DESCRIPTION OF THE TASK –
Retype the stretch of lines that starts at the line containing "Recreate this image" and ends at the line containing "Chart.register(...registerables);", inclusive. Do not include pictures.

(Rows from a dataset of charts and code)
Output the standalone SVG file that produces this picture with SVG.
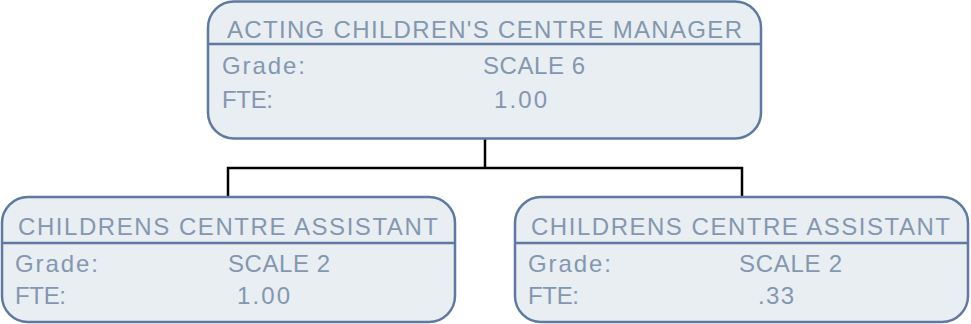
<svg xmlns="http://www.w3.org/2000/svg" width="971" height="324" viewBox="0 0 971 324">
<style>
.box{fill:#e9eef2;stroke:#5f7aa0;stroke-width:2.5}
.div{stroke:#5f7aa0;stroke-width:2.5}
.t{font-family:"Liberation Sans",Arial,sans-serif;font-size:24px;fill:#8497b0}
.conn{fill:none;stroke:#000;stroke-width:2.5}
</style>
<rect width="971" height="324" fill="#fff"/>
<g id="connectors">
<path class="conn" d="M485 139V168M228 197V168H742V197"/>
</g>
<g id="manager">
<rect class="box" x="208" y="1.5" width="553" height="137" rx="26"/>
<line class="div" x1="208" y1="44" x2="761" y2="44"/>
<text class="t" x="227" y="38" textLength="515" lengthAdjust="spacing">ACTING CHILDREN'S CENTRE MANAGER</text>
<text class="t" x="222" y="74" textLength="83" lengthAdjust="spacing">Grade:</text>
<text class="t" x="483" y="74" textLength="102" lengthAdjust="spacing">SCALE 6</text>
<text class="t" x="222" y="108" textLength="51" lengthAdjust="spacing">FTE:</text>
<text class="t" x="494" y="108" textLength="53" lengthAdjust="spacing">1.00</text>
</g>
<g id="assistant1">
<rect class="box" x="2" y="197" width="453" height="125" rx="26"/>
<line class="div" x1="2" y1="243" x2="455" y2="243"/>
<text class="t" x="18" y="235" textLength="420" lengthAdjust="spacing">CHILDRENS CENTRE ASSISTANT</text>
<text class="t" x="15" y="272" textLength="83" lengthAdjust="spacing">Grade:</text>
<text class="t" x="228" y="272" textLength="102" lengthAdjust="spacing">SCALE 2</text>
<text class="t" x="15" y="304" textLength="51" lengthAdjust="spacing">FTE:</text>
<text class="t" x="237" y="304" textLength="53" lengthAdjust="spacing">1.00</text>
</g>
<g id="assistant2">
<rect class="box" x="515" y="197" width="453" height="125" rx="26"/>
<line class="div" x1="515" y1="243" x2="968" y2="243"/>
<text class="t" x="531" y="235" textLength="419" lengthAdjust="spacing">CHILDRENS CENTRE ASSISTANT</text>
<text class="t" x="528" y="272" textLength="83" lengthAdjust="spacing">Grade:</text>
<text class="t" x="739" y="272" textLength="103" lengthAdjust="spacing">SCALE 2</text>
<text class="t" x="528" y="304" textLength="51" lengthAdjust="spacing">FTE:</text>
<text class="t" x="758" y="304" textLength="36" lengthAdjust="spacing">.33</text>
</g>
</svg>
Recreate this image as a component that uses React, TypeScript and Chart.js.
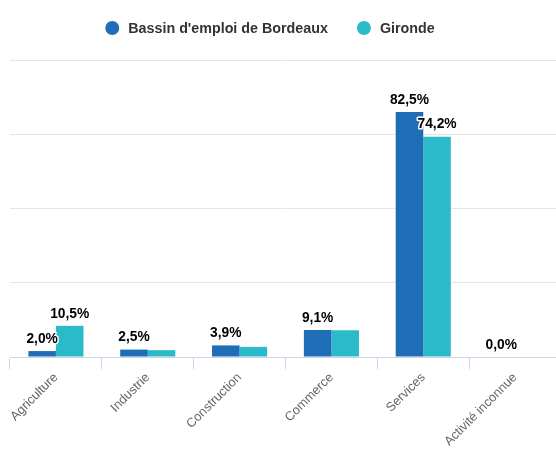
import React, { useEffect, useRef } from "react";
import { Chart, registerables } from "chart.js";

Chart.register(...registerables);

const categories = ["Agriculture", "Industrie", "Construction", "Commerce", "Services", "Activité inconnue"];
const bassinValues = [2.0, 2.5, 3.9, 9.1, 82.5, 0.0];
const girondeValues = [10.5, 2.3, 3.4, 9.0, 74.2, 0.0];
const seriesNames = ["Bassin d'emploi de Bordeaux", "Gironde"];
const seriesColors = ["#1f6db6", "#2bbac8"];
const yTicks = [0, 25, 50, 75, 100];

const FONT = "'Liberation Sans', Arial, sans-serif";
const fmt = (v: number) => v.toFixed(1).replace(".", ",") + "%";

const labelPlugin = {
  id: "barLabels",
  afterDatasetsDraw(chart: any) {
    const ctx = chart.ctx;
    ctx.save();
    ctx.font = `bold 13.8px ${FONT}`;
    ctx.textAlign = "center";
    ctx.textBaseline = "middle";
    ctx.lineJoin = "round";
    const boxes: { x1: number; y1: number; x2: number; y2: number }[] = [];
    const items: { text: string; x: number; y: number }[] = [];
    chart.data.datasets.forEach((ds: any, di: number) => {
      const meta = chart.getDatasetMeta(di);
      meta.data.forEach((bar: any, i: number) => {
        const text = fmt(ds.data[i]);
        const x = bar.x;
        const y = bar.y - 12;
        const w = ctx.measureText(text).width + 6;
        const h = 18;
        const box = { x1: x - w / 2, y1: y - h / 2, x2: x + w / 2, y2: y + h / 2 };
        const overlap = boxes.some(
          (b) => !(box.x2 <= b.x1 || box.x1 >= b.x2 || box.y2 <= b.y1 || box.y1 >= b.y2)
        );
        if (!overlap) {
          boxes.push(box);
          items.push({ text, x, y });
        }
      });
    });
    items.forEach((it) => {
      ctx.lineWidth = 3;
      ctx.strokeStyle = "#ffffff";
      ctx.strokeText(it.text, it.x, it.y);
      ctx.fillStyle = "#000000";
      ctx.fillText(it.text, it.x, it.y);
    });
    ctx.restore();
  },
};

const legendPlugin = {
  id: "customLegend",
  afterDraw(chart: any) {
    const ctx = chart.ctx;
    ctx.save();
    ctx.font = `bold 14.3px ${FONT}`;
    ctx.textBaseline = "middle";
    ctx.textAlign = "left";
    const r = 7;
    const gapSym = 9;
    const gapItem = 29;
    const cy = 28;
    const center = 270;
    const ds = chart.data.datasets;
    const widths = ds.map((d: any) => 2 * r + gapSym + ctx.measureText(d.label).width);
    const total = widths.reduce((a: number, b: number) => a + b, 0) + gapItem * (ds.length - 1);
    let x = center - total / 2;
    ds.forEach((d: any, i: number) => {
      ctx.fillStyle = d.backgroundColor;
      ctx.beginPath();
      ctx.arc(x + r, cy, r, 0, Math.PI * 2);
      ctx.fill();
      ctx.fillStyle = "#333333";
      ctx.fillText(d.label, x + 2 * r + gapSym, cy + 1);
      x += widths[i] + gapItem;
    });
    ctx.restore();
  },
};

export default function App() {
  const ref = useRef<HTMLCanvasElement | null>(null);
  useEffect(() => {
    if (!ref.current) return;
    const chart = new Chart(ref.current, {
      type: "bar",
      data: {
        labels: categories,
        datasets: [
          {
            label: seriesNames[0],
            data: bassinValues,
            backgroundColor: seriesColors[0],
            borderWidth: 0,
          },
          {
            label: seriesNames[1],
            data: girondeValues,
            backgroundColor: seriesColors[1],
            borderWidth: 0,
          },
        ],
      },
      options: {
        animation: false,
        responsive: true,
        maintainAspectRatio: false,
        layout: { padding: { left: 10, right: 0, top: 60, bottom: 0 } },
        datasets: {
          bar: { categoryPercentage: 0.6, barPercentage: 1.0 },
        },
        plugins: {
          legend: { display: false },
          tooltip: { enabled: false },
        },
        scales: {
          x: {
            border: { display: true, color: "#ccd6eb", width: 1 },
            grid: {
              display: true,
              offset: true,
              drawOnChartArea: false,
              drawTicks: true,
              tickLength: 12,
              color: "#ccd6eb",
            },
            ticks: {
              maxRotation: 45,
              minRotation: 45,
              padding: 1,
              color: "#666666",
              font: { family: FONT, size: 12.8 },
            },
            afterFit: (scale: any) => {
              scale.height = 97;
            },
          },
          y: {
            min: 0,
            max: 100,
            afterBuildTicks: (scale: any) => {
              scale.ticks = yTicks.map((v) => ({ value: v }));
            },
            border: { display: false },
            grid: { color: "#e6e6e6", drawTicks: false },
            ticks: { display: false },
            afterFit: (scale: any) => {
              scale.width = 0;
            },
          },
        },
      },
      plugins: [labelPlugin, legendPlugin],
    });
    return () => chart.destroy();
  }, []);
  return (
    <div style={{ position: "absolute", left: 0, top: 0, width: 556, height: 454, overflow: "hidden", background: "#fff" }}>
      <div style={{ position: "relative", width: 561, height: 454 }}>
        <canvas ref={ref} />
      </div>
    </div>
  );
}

PROBLEM SOLUTION –
Recreate this image as a component that uses React, TypeScript and Chart.js.
import React, { useEffect, useRef } from "react";
import { Chart, registerables } from "chart.js";

Chart.register(...registerables);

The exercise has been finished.